Thursday, November 5, 2015

Paycom Software (PAYC)

Market Cap: 2.7 B
Sector: Technology Application Software
Sales Growth Q/Q: 47.1%
EPS Growth This Year: 89.50%
EPS Growth Next Year: 30.90%
Gross Margin: 83.60%
Return on Equity: 22%


Paycom is growing fast! They recently announced third quarter results with revenues increasing 50% Quarter over Quarter. Beating earnings estimates for the 6th straight quarter and raising full year revenue guidance, this company is showing strong organic growth in a market struggling for sales.

The stock was rewarded today as shares soared 17% on six times the average trading volume. When this kind of demand comes into a stock after a multi-month consolidation, the subsequent gains can be impressive.

PAYC Daily
Today's action has the look of a "breakaway gap". The stock has been emerging from a sideways range and after pulling back to the 50 DMA, today's response to earnings propelled the stock to new all-time highs.


There appears to be tremendous strength behind this breakout as trading volume was at a new all-time high. The MACD indicator confirms a strengthening trend and Relative Strength vs the SP500 also set a new record high.

PAYC Weekly
The longer term weekly chart is setup similarly.

The market is suggesting Paycom is ready to begin a new leg higher. This is an emerging trend we can be a part of while managing our risk at the same time. The trade may need some room to breathe while it develops its new uptrend, so our stops should be far enough away for the stock to safely pullback, but also close enough that no real damage will be done to our capital should the market not cooperate. Due to the recent consolidation, the pivot low at $36 can be our initial stop.
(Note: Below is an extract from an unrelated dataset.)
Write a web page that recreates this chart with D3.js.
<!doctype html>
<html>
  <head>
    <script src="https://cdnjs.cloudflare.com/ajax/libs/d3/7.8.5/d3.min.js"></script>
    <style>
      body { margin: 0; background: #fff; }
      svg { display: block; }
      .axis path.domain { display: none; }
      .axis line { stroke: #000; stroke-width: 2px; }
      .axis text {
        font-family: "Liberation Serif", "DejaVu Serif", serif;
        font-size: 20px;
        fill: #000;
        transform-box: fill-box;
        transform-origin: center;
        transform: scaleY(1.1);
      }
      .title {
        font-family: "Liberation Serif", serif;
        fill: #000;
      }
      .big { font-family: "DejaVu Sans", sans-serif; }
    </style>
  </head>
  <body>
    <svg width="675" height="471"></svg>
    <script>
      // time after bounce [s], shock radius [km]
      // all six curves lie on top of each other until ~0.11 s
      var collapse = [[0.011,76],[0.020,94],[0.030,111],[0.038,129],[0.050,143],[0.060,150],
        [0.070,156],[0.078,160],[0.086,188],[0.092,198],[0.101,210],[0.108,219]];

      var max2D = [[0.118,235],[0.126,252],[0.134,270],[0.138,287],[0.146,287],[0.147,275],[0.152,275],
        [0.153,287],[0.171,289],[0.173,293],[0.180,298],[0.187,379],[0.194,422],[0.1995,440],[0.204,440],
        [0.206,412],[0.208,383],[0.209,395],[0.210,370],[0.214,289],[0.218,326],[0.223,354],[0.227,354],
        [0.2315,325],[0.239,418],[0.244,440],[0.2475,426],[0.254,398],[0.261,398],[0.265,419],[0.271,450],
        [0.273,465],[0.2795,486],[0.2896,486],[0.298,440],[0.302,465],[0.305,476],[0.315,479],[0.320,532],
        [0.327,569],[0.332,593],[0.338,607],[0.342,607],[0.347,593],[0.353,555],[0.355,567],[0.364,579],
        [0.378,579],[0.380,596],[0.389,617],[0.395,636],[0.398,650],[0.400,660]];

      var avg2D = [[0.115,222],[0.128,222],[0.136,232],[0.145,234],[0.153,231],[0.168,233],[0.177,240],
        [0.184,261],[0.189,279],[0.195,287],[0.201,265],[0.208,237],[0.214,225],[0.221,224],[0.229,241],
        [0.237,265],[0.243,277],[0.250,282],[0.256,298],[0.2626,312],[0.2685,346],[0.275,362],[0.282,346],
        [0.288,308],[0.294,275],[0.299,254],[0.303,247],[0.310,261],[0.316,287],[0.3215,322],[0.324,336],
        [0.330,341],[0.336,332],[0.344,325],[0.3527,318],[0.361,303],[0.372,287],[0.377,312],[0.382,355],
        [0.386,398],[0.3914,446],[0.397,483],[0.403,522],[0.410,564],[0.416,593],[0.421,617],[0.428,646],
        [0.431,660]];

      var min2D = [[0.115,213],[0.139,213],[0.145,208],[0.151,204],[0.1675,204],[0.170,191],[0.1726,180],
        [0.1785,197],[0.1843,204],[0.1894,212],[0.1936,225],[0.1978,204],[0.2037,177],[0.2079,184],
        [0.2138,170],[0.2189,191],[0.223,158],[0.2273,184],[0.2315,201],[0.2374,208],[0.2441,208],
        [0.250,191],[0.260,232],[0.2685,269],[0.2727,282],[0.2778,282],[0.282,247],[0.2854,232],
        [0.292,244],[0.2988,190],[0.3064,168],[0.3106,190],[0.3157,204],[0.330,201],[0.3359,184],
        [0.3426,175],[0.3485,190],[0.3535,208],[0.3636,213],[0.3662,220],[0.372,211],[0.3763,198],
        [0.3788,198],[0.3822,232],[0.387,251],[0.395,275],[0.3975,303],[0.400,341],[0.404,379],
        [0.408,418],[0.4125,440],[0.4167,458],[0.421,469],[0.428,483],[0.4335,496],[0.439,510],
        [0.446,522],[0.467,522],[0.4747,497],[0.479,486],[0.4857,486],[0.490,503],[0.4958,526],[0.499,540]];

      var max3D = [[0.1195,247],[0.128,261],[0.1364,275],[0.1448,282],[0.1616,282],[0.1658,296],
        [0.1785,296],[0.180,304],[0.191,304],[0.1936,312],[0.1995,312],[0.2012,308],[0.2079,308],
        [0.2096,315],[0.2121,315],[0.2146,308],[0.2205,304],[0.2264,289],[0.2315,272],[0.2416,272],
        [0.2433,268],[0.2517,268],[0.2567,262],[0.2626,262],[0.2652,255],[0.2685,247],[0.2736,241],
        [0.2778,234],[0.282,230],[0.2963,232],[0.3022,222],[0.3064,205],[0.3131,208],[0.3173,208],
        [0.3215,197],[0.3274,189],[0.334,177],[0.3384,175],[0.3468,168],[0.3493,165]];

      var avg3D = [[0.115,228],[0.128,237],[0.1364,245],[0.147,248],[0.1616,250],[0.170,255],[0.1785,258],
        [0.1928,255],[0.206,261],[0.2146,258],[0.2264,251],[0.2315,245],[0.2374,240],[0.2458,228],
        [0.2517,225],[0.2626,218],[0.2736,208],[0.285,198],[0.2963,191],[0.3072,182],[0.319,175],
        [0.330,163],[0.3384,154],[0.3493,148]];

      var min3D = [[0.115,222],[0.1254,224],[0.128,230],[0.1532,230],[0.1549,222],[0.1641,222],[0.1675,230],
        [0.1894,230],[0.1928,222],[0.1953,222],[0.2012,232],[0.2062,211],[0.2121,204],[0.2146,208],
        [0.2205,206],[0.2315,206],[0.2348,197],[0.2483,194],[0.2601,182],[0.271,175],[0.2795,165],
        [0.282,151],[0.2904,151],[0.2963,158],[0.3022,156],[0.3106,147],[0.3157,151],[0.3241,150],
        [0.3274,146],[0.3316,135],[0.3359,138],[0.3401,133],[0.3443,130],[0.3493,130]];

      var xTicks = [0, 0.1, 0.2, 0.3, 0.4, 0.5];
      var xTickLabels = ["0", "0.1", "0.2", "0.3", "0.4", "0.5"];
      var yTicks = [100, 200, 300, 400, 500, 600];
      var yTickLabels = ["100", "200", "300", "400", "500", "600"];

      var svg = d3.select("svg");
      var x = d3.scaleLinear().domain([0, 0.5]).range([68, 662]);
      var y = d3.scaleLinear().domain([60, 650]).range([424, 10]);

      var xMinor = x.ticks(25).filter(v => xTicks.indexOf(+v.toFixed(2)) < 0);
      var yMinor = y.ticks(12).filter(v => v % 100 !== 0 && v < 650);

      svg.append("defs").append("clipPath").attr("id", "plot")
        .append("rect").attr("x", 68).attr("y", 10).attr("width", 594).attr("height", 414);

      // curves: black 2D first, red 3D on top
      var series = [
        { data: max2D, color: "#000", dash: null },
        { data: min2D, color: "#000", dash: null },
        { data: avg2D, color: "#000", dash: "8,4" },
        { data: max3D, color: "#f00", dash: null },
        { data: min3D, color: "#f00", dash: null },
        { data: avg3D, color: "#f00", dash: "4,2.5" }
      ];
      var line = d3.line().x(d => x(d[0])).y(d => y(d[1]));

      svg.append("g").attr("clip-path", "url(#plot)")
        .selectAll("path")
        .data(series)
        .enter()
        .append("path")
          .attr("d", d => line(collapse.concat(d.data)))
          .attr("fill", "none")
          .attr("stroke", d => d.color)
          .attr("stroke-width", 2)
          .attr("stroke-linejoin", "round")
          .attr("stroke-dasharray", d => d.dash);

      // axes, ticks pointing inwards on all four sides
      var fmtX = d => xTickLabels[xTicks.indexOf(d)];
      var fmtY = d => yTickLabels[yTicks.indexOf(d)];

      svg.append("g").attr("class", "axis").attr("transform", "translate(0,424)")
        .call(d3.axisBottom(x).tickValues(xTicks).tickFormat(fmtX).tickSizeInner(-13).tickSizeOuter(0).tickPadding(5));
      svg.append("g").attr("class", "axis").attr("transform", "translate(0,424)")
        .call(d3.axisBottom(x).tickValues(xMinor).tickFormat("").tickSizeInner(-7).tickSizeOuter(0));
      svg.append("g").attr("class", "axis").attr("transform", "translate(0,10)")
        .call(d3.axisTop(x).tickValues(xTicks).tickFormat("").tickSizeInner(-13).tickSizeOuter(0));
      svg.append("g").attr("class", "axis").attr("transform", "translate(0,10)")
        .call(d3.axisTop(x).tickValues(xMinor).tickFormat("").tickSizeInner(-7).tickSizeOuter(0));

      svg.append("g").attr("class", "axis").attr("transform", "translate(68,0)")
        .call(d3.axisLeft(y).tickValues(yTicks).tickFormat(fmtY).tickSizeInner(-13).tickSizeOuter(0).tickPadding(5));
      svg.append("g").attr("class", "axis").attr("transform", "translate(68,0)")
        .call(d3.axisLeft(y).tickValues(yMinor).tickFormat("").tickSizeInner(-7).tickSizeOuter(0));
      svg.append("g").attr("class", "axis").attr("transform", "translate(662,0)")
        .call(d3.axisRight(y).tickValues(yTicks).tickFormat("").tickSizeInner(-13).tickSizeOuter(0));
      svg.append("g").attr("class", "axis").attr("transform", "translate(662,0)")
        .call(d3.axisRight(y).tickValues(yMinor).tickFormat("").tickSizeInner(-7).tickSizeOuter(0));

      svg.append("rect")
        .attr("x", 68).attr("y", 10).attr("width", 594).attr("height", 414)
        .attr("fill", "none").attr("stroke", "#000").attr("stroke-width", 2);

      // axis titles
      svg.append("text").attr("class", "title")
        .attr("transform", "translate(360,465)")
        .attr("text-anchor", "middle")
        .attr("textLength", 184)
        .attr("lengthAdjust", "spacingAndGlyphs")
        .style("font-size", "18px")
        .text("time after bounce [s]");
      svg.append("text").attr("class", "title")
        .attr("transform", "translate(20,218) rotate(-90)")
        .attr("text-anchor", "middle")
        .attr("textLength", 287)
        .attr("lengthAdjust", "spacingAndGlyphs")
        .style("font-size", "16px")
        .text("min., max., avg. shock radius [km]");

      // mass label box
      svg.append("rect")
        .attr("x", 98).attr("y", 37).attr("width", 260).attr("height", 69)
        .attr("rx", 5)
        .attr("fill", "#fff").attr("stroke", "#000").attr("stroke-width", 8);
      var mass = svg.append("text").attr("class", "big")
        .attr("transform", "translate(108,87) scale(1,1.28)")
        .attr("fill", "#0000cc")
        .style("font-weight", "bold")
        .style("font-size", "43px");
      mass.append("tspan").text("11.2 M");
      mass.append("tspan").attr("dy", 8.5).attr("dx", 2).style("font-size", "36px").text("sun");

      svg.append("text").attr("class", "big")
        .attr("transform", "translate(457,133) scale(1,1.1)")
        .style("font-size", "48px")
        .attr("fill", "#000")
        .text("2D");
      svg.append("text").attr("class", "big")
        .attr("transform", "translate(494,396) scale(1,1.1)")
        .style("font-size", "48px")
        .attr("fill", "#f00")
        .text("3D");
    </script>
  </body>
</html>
With the way Paycom is growing, in an environment that's desperate for sales, this stock could double within the next year. Make no mistake, PAYC is not cheap. But this market isn't looking for cheap, this market has been rewarding growth, especially growth in revenues. With performance anxiety likely to increase among fund managers, stocks like Paycom will be easy targets for Alpha into year-end.